P. Andrew Jones University Press of Colorado ePub

The nature of a society is determined, at least in part, by the attributes of the natural setting in which it develops. To understand the story of Colorado water law, one must first explore the windswept peaks, cathedral forests, and sweeping plains that form the state’s landscape. One must meet a mountain stream swollen with snowmelt in a high meadow and follow it down the mountain, through the foothills, and across the broad plain to the horizon. One must look beneath the surface of the earth at the vast, silent formations of rock and sediment, formed in ages past, now holding vast amounts of water suspended in pores and cracks within the rocks. This chapter looks at the constraints and opportunities presented by Colorado’s climate, topography, hydrology, and geology.

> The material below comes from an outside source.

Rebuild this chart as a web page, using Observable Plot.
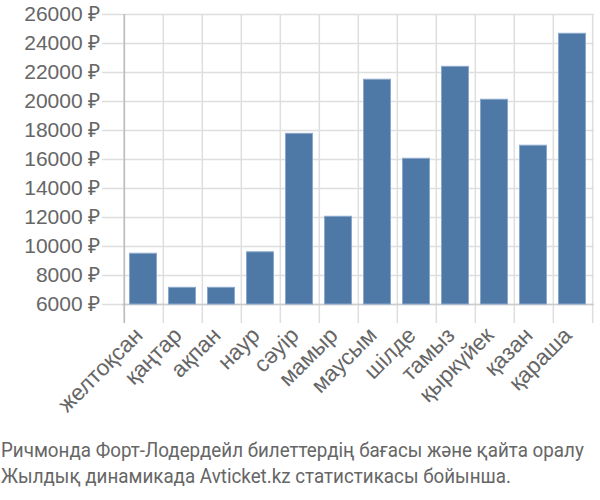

1.1 Colorado shaded relief map. Courtesy of the U. S. Geological Survey

Colorado is a very large state—the eighth largest of the fifty U.S. states—with 104,000 square miles within its borders. Many nonresidents have a preconceived vision of Colorado as composed of wall-to-wall mountains, sparkling rivers, and snow-covered ski resorts from Julesburg to Rifle. That vision is abruptly altered as one drives along Interstate 76 in northeastern Colorado, passing vistas of sagebrush, prickly pear cactus, and unending treeless prairie. Approximately 40 percent of Colorado’s land area is located in the relatively flat Eastern High Plains. The remaining landscape is almost equally divided between the Central Mountains and the Western Plateaus. Mountains, plains, mesas, and plateaus all combine to make up Colorado (Figure 1.1).